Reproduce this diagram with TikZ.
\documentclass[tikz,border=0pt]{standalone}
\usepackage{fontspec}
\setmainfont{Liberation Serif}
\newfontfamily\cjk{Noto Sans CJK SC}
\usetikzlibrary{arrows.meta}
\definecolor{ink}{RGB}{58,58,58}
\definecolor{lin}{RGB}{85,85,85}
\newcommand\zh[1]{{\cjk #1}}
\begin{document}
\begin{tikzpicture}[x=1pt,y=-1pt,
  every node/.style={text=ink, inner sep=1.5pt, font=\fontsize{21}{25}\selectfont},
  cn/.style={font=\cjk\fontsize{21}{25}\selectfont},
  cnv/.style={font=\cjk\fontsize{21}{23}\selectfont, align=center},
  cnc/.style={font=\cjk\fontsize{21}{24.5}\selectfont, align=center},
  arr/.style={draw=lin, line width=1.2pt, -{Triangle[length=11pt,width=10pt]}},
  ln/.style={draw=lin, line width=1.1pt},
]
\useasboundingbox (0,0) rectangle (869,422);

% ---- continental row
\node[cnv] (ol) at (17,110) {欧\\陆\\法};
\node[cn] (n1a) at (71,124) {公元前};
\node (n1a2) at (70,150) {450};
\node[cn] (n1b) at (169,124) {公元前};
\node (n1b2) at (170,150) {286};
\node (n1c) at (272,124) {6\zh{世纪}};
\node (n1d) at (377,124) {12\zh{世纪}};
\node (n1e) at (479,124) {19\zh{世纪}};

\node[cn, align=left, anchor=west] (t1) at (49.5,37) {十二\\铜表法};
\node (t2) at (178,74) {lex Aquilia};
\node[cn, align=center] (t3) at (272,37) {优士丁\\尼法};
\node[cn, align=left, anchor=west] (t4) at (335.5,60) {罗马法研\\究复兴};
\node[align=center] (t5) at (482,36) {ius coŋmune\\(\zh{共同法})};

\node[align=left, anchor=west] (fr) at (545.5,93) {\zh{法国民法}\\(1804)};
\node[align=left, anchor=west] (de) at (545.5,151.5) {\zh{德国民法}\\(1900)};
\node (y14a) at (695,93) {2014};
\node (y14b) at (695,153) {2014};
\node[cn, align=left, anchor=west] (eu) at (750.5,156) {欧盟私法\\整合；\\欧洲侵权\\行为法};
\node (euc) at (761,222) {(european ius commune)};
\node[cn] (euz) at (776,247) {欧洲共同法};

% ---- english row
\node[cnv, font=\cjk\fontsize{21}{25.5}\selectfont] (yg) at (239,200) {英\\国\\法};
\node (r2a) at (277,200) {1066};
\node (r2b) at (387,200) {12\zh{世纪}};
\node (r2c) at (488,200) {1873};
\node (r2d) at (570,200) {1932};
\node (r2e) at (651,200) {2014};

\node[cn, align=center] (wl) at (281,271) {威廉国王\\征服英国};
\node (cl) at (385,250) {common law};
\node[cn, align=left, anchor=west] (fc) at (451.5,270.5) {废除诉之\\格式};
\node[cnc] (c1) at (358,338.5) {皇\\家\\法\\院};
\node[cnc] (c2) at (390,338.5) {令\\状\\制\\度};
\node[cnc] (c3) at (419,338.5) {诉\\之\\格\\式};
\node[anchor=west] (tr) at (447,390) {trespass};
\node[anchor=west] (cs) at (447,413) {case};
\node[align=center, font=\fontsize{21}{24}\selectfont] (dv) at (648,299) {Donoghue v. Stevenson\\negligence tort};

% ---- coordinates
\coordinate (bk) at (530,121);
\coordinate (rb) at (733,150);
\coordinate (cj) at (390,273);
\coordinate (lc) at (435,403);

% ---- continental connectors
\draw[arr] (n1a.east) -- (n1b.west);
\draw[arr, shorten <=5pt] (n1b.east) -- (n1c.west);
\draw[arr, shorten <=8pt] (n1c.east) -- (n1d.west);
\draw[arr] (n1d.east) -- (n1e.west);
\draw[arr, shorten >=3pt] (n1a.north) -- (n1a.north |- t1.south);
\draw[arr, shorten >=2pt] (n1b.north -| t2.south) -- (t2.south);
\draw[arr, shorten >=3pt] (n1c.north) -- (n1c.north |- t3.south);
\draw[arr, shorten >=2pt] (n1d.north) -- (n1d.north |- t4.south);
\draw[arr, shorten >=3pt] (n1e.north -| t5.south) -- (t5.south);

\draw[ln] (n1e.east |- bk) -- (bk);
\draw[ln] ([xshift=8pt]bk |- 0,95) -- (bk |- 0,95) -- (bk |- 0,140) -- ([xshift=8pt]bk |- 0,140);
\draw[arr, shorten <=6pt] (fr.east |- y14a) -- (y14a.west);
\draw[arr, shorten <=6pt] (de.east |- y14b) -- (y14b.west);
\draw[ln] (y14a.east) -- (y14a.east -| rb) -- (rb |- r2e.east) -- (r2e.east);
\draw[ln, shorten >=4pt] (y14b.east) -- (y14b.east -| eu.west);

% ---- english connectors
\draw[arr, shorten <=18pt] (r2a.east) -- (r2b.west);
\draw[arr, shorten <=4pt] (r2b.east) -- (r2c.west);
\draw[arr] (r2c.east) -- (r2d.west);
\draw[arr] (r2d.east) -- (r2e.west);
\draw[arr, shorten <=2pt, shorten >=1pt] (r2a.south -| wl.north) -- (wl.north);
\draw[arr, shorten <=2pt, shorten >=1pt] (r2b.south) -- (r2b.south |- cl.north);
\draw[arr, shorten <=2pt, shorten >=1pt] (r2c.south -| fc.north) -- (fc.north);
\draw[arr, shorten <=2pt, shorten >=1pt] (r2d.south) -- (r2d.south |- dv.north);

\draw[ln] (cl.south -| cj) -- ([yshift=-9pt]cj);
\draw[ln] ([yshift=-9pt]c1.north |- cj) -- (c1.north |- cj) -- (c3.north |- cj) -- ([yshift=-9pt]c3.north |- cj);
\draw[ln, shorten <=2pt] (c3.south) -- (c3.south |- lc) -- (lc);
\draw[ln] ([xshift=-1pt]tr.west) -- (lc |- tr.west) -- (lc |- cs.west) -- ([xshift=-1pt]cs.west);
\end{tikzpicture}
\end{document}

◆ ◆ ◆ ◆ ◆

§ **Short exercise**:
Return a word-for-word copy of the lines from the beginning of the listing to the line holding "(0,0) rectangle (869,422);", both kept.

§ **Problem solution**:
Reproduce this diagram with TikZ.
\documentclass[tikz,border=0pt]{standalone}
\usepackage{fontspec}
\setmainfont{Liberation Serif}
\newfontfamily\cjk{Noto Sans CJK SC}
\usetikzlibrary{arrows.meta}
\definecolor{ink}{RGB}{58,58,58}
\definecolor{lin}{RGB}{85,85,85}
\newcommand\zh[1]{{\cjk #1}}
\begin{document}
\begin{tikzpicture}[x=1pt,y=-1pt,
  every node/.style={text=ink, inner sep=1.5pt, font=\fontsize{21}{25}\selectfont},
  cn/.style={font=\cjk\fontsize{21}{25}\selectfont},
  cnv/.style={font=\cjk\fontsize{21}{23}\selectfont, align=center},
  cnc/.style={font=\cjk\fontsize{21}{24.5}\selectfont, align=center},
  arr/.style={draw=lin, line width=1.2pt, -{Triangle[length=11pt,width=10pt]}},
  ln/.style={draw=lin, line width=1.1pt},
]
\useasboundingbox (0,0) rectangle (869,422);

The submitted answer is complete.